# WRITTEN EXERCISE
Pictures are not part of the copy. Retype the lines from the first one through the line that contains "56.1, 52.9, 55.0];".

# SUPPLIED INFORMATION
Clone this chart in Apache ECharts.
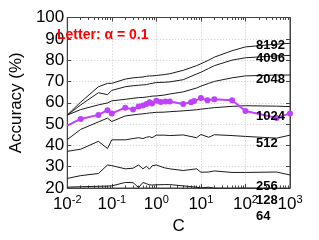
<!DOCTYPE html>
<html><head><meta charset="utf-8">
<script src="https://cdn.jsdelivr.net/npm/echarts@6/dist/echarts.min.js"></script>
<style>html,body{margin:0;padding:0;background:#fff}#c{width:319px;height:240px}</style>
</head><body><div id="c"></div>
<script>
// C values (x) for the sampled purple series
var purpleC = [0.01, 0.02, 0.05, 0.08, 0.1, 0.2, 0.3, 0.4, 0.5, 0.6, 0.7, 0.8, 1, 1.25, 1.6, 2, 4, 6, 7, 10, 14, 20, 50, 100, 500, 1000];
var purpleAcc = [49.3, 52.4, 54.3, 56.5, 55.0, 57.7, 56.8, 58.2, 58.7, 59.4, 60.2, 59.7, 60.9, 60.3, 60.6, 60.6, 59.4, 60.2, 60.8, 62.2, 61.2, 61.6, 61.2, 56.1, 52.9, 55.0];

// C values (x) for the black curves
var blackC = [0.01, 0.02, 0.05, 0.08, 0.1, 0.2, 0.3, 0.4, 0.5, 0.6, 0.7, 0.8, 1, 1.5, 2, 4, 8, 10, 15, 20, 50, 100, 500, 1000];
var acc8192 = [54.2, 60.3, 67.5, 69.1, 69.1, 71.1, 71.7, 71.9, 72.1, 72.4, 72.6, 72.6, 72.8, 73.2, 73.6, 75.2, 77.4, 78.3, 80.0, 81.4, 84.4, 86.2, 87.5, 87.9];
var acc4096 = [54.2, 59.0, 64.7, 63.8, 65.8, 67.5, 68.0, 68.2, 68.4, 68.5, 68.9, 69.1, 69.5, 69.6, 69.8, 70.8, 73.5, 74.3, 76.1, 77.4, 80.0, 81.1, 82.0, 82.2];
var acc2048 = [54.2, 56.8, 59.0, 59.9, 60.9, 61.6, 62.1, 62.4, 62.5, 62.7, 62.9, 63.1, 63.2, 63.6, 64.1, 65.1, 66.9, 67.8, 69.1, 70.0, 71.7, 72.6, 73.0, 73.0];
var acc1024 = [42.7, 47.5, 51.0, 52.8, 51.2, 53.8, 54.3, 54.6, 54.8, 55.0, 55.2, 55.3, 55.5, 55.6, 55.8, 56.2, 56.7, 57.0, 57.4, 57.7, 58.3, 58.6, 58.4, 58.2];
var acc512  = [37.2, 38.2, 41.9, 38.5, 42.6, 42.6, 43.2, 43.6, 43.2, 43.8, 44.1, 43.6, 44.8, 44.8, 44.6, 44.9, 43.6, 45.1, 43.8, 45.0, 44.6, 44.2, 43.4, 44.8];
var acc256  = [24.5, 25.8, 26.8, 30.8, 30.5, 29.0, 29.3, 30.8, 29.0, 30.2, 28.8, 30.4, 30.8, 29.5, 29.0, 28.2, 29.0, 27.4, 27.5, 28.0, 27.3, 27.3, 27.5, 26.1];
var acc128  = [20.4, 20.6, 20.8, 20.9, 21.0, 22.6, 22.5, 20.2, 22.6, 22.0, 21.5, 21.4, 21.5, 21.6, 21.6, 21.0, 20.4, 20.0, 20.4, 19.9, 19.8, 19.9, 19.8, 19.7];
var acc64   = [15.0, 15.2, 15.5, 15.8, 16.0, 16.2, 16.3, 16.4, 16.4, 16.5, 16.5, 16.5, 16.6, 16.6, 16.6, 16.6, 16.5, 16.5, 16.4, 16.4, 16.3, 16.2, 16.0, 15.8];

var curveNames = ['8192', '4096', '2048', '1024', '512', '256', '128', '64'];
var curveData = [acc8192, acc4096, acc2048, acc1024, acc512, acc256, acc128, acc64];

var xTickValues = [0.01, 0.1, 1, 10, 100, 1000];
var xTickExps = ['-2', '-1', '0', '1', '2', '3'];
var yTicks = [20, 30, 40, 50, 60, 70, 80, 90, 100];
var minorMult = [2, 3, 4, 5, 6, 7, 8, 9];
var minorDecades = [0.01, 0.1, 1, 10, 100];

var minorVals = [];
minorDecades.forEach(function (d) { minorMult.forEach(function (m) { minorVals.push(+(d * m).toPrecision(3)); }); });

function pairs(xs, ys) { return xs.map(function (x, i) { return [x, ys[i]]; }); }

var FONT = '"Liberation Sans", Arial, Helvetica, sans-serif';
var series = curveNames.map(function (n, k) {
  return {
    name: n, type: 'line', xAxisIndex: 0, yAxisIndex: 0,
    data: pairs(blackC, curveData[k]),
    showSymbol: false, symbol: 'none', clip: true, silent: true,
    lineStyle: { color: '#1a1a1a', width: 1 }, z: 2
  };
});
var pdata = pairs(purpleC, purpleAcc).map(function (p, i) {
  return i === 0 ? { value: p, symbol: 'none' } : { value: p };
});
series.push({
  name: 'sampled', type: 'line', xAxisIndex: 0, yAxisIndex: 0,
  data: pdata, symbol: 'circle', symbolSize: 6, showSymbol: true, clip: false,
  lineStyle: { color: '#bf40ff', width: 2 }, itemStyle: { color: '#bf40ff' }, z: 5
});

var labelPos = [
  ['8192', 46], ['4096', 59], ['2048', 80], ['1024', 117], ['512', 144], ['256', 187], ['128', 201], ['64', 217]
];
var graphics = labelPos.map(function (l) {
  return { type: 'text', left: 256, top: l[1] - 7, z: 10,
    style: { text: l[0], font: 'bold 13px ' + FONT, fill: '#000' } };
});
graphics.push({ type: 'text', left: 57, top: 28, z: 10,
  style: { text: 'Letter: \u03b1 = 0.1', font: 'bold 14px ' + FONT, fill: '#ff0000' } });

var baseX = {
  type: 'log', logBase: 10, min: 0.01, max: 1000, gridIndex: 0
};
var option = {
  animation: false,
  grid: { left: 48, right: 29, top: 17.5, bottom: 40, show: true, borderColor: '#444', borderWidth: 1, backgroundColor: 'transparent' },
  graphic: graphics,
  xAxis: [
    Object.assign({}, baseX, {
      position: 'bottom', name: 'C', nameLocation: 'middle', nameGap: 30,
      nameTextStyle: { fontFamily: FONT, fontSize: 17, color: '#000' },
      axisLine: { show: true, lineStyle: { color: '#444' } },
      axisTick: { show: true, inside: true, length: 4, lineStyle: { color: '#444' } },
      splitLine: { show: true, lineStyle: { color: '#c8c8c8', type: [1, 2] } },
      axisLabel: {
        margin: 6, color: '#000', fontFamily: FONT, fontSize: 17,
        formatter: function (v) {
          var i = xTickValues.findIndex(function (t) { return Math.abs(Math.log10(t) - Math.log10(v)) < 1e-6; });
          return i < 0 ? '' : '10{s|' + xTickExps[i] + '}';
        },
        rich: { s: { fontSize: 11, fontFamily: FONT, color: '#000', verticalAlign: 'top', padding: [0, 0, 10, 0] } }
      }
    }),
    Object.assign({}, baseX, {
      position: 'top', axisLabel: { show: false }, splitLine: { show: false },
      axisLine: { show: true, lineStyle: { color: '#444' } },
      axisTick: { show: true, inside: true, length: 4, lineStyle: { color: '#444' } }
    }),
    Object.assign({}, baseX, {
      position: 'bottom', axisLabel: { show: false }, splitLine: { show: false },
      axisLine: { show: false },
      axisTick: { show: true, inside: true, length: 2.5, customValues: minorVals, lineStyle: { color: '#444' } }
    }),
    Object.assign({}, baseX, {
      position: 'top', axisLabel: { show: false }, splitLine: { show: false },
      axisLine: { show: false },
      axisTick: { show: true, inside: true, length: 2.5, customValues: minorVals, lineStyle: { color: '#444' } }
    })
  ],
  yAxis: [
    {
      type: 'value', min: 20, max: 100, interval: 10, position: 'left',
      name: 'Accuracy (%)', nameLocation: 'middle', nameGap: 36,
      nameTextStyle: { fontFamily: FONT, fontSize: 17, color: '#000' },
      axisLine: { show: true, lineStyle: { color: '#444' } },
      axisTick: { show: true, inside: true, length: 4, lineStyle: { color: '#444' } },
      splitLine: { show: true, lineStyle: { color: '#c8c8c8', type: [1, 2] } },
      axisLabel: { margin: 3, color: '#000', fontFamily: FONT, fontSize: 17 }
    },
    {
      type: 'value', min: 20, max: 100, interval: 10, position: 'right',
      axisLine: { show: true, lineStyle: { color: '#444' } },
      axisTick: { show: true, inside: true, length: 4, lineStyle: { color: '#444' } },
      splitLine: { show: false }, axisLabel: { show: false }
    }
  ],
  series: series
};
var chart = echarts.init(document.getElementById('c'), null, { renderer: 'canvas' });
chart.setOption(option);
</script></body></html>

# RESPONSE TO THIS EXERCISE
Clone this chart in Apache ECharts.
<!DOCTYPE html>
<html><head><meta charset="utf-8">
<script src="https://cdn.jsdelivr.net/npm/echarts@6/dist/echarts.min.js"></script>
<style>html,body{margin:0;padding:0;background:#fff}#c{width:319px;height:240px}</style>
</head><body><div id="c"></div>
<script>
// C values (x) for the sampled purple series
var purpleC = [0.01, 0.02, 0.05, 0.08, 0.1, 0.2, 0.3, 0.4, 0.5, 0.6, 0.7, 0.8, 1, 1.25, 1.6, 2, 4, 6, 7, 10, 14, 20, 50, 100, 500, 1000];
var purpleAcc = [49.3, 52.4, 54.3, 56.5, 55.0, 57.7, 56.8, 58.2, 58.7, 59.4, 60.2, 59.7, 60.9, 60.3, 60.6, 60.6, 59.4, 60.2, 60.8, 62.2, 61.2, 61.6, 61.2, 56.1, 52.9, 55.0];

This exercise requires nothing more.